Holenderscy eksperci od weekendu kieruje procesem załadunku fragmentów wraku boeinga Malaysia Airlines, leżącego w ukraińskim Donbasie. Na miejscu katastrofy wspólnie z lokalnymi służbami znaleźli szczątki ludzkich ciał, dwa paszporty i karty kredytowe.
Holenderscy inspektorzy pracujący po kilka godzin dziennie w miejscu, w którym leżą szczątki wraku muszą w trakcie poszukiwań zachowywać ostrożność. Agencja Reutera podała, że w niedzielę w odległości kilometra od nich spadł pocisk moździerzowy. Nie wiadomo, z której strony nadleciał.
Ludzkie szczątki i rzeczy osobiste
Holendrzy, skupiający się obecnie na jak najszybszym przeniesieniu części wraku rozrzuconych w promieniu kilku kilometrów, na ciężarówki, wciąż jednak znajdują ludzkie szczątki i rzeczy osobiste ofiar lotu MH17.

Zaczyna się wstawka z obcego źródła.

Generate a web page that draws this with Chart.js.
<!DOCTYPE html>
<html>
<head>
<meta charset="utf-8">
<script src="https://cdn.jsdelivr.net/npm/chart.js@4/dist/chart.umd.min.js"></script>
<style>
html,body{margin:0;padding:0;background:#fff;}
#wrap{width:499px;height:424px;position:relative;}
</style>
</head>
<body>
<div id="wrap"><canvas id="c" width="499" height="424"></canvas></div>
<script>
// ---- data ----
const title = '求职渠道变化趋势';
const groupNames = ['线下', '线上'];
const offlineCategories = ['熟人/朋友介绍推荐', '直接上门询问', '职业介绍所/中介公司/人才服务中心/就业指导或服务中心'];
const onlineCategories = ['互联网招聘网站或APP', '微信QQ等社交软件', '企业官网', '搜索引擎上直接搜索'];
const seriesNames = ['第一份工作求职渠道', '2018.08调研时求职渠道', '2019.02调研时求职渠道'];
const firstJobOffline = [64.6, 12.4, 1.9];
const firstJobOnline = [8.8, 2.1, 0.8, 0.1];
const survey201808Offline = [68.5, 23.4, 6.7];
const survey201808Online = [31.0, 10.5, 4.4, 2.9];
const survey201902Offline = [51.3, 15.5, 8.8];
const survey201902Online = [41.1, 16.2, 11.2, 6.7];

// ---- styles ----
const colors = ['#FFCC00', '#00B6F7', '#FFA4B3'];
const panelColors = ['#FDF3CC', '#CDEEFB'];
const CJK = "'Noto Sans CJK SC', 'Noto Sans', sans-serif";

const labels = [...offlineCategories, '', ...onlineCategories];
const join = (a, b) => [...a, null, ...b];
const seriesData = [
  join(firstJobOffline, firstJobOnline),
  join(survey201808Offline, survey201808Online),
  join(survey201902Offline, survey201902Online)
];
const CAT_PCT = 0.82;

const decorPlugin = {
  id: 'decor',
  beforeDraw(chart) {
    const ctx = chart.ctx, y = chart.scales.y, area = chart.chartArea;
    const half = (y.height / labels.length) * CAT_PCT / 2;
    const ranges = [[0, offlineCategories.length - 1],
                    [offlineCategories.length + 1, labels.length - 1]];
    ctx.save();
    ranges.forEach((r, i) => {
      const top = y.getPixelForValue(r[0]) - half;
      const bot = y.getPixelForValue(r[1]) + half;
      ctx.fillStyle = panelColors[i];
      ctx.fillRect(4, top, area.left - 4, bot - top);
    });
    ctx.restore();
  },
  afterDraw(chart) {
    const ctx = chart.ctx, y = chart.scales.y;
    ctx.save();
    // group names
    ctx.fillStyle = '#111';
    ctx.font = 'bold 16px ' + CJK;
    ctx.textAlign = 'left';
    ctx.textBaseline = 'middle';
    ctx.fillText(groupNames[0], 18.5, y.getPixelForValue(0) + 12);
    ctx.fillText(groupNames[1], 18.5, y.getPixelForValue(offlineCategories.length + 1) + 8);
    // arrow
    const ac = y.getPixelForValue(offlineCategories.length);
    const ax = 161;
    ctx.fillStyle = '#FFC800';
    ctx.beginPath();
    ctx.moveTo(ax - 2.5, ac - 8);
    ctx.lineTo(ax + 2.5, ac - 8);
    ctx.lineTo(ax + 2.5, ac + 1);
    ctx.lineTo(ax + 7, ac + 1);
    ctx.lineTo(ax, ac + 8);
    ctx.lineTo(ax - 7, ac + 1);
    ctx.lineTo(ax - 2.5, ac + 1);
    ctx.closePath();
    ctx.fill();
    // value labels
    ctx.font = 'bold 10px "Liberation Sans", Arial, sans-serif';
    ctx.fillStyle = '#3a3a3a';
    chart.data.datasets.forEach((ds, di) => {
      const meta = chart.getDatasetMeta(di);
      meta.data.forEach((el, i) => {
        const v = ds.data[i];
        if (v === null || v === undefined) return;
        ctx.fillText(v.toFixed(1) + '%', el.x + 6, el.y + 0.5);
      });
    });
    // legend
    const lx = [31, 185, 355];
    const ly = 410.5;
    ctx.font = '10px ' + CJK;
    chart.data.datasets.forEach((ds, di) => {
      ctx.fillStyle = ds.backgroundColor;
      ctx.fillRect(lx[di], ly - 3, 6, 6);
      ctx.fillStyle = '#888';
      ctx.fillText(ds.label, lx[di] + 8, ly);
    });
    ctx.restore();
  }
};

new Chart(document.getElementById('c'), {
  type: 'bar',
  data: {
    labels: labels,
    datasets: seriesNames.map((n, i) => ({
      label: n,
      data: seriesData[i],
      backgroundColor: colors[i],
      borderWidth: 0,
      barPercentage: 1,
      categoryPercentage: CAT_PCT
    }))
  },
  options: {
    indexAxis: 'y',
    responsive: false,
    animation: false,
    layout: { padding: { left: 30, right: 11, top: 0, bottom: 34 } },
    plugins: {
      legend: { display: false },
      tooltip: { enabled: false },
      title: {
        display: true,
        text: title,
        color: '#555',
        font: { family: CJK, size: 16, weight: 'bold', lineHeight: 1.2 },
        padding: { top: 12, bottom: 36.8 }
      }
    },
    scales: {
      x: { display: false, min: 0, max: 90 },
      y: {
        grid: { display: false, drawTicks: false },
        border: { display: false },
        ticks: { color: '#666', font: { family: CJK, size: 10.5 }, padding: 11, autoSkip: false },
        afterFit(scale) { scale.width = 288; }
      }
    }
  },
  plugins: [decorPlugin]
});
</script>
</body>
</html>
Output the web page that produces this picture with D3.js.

W ostatnich dniach, wspólnie z lokalnymi służbami, odkryli też w zgliszczach dwa paszporty i karty kredytowe.
Holendrzy przewidują, że prace w pobliżu wsi Torez na wschodzie Ukrainy, gdzie 17 lipca spadł samolot, najprawdopodobniej zestrzelony przez prorosyjskich separatystów, potrwają jeszcze około tygodnia.
W katastrofie lotu MH17 zginęło 298 osób. Prawie 200 pochodziło z Holandii. To właśnie Holendrzy prowadzą dwa śledztwa ws. katastrofy. Jedno jest śledztwem ekspertów lotnictwa, którzy mają ustalić przyczyny śmierci 298 osób. Drugie to śledztwo kryminalne, w którym holenderscy prokuratorzy wyszli z założenia, że doszło do masowego morderstwa i ich zadaniem jest znalezienie i osądzenie winnych.